>>>>
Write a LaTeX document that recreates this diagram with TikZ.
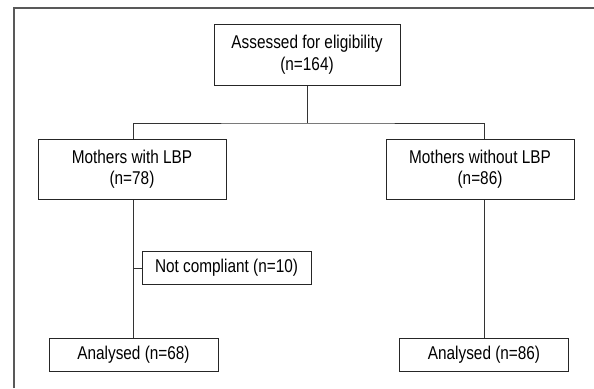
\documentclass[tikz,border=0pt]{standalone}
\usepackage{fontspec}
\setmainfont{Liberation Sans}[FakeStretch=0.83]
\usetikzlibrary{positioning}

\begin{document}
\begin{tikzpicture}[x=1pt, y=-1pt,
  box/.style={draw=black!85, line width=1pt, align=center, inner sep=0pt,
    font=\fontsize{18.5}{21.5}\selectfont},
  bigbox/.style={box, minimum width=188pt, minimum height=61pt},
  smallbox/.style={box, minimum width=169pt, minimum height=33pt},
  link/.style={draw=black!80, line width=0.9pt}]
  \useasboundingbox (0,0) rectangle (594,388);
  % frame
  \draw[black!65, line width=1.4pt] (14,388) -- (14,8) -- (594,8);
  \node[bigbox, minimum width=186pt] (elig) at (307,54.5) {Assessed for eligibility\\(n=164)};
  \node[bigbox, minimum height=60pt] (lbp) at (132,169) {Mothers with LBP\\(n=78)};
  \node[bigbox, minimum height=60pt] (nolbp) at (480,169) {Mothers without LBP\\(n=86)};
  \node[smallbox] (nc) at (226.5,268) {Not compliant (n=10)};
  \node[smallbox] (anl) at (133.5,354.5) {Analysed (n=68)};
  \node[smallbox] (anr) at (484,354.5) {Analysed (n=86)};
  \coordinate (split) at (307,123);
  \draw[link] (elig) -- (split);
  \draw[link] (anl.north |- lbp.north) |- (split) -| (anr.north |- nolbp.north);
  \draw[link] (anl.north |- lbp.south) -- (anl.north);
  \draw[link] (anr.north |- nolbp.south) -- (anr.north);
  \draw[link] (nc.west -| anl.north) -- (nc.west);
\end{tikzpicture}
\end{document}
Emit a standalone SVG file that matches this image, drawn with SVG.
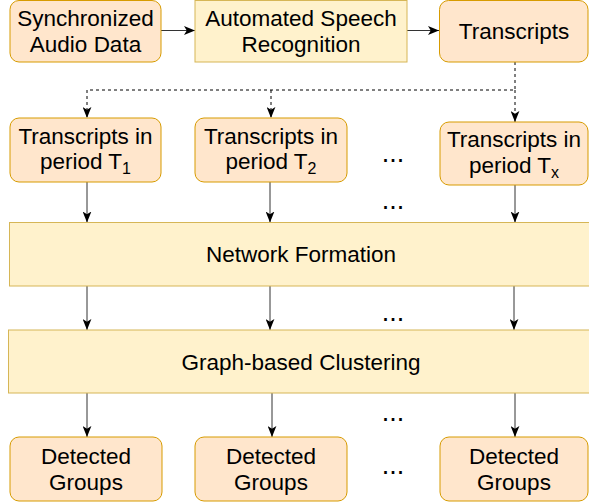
<<<<
## Exercise goal
Read the entries and pick out all lines that include the word "this".

## Completed task
Write a LaTeX document that recreates this diagram with TikZ.
Emit a standalone SVG file that matches this image, drawn with SVG.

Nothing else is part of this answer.